**GIVEN INSTRUCTION**
Write the lines out again, from the top of the material to the line containing "import plotly.graph_objects as go", pictures excluded.

**RAW DATA**
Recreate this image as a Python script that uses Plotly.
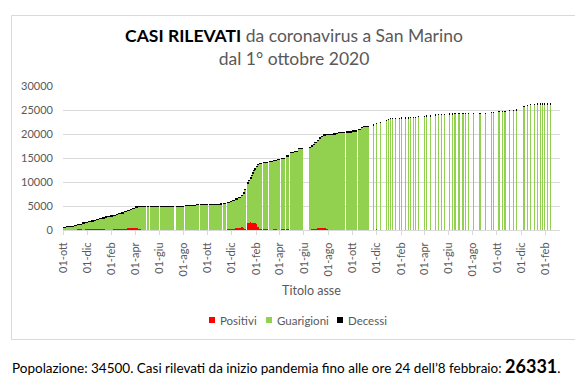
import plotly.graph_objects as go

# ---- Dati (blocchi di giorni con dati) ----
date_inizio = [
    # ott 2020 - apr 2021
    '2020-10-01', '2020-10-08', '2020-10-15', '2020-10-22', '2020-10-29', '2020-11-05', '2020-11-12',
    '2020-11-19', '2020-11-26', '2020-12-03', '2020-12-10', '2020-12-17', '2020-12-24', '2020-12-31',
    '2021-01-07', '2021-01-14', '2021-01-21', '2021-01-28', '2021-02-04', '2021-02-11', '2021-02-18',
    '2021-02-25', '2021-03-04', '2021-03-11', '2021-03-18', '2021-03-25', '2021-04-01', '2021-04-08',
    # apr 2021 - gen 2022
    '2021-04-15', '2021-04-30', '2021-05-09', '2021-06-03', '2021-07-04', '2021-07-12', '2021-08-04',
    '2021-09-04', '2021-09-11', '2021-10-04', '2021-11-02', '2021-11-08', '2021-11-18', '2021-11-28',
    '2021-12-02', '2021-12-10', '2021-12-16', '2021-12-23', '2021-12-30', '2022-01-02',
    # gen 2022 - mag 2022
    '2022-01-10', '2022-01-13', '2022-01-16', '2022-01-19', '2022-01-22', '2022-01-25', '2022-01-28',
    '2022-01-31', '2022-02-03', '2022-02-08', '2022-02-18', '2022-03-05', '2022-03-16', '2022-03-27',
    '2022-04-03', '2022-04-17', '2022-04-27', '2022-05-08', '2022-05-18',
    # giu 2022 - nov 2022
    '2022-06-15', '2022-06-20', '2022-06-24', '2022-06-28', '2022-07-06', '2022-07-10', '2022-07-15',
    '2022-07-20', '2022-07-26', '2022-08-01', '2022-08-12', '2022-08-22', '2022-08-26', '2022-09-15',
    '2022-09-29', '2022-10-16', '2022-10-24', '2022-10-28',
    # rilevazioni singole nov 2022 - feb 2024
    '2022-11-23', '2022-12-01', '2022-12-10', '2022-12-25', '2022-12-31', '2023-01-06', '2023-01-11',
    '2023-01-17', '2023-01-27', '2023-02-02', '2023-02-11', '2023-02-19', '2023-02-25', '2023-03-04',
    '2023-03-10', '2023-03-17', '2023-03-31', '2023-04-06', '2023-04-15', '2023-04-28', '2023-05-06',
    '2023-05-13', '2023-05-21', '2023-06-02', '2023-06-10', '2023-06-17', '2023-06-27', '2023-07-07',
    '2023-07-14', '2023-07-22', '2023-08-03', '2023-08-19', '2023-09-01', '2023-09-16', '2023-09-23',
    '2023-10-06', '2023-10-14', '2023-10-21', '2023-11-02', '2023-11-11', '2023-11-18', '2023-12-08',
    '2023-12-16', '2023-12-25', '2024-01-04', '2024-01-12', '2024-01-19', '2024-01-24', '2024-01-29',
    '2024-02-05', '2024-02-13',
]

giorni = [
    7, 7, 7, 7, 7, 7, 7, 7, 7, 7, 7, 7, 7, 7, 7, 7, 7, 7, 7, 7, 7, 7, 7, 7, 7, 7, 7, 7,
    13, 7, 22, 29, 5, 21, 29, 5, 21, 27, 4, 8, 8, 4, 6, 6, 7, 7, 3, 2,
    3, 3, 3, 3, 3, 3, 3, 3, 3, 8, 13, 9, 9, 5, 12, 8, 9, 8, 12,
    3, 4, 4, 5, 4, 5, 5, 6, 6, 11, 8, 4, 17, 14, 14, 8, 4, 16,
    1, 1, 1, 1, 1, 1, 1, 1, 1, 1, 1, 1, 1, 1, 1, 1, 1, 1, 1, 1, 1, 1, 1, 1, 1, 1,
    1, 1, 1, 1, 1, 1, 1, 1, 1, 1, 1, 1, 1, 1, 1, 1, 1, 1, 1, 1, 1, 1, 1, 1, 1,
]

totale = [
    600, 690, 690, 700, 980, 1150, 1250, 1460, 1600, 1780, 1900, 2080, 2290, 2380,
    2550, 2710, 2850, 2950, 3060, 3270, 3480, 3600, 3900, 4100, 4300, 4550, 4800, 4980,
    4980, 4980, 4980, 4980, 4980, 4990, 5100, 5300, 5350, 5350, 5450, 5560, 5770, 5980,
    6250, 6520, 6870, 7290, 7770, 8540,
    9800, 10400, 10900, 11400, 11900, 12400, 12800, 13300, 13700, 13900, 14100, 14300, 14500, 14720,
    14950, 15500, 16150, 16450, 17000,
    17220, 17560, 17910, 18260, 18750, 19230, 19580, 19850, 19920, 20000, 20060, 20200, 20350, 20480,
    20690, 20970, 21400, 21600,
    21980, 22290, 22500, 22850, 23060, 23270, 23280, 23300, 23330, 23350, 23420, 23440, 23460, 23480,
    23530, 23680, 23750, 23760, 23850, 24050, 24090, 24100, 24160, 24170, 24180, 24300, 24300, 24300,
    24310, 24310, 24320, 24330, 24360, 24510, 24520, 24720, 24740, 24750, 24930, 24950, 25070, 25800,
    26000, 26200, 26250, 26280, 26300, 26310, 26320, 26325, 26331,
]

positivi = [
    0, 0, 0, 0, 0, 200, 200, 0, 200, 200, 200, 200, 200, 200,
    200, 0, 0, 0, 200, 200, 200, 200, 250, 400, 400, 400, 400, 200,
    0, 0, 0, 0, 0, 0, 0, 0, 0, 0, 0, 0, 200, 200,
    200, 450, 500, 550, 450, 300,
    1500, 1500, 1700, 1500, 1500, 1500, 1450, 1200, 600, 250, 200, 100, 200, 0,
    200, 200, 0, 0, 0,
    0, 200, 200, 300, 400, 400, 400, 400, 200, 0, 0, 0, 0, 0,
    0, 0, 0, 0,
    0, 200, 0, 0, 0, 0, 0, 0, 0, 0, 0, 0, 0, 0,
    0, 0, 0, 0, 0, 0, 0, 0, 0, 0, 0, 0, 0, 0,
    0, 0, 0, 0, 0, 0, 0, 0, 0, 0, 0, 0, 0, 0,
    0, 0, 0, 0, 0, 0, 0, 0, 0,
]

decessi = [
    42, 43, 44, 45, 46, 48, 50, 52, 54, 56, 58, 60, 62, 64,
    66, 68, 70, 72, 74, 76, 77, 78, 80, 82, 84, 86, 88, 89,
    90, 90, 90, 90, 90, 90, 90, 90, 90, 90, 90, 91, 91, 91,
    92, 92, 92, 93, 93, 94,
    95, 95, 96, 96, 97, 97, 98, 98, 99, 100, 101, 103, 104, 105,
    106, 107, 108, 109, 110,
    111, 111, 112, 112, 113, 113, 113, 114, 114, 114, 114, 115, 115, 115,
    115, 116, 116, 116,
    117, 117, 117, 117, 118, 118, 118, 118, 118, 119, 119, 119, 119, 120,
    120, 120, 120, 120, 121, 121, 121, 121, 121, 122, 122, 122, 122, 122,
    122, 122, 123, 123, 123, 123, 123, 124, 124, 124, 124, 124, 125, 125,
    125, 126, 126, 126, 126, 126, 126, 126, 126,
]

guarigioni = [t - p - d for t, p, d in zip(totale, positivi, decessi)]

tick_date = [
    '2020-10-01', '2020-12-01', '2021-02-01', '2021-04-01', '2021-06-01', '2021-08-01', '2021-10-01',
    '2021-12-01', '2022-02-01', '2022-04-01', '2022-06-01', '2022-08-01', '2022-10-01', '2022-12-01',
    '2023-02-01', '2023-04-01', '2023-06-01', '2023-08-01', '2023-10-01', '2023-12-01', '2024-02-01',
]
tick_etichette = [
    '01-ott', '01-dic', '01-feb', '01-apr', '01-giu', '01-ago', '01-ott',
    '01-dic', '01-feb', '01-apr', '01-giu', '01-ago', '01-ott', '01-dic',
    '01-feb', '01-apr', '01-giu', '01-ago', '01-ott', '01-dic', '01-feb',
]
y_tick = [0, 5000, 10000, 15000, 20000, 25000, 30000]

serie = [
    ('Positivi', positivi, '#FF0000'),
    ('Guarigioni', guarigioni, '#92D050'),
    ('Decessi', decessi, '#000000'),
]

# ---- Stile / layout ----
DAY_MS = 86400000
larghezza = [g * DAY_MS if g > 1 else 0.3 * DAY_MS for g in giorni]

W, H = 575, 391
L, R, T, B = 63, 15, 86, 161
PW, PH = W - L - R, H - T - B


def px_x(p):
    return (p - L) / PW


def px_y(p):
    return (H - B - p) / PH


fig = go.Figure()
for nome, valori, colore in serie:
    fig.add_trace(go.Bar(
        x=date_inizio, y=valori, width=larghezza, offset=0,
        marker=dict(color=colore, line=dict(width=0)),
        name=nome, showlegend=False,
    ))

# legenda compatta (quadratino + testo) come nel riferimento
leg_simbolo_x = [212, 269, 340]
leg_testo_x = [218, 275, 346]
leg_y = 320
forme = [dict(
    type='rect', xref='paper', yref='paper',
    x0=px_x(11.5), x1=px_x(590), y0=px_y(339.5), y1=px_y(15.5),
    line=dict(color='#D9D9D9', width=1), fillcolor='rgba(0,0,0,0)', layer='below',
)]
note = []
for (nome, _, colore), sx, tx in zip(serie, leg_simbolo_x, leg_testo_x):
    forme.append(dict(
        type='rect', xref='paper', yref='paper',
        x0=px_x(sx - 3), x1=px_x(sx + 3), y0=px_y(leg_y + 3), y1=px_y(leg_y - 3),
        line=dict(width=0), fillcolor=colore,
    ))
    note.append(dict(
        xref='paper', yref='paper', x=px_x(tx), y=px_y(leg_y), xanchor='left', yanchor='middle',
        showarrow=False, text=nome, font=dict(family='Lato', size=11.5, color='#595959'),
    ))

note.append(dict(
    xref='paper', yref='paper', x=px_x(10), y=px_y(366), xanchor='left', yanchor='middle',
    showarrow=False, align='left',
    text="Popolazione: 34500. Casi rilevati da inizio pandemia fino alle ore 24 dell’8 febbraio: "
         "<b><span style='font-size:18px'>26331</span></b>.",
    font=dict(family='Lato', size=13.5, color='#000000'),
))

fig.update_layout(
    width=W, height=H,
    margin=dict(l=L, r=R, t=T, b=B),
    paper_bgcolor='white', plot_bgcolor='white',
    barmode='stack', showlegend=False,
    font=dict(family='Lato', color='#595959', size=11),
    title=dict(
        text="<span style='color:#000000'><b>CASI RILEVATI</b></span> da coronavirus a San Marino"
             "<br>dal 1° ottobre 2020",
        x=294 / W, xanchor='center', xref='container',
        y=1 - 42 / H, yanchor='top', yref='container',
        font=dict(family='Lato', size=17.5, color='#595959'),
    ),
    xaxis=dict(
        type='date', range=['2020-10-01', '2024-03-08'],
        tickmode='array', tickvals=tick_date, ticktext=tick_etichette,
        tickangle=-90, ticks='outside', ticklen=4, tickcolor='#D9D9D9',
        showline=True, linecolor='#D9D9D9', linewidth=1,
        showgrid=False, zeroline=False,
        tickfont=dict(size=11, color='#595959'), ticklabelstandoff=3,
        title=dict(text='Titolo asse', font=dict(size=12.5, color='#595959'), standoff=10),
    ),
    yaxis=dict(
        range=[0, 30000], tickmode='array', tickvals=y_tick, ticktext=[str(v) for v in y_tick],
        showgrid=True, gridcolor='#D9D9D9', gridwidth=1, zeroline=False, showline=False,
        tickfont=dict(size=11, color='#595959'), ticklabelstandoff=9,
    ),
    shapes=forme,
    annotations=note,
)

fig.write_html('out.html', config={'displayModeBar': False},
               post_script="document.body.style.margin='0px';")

**SOLUTION TO THE PROBLEM**
Recreate this image as a Python script that uses Plotly.
import plotly.graph_objects as go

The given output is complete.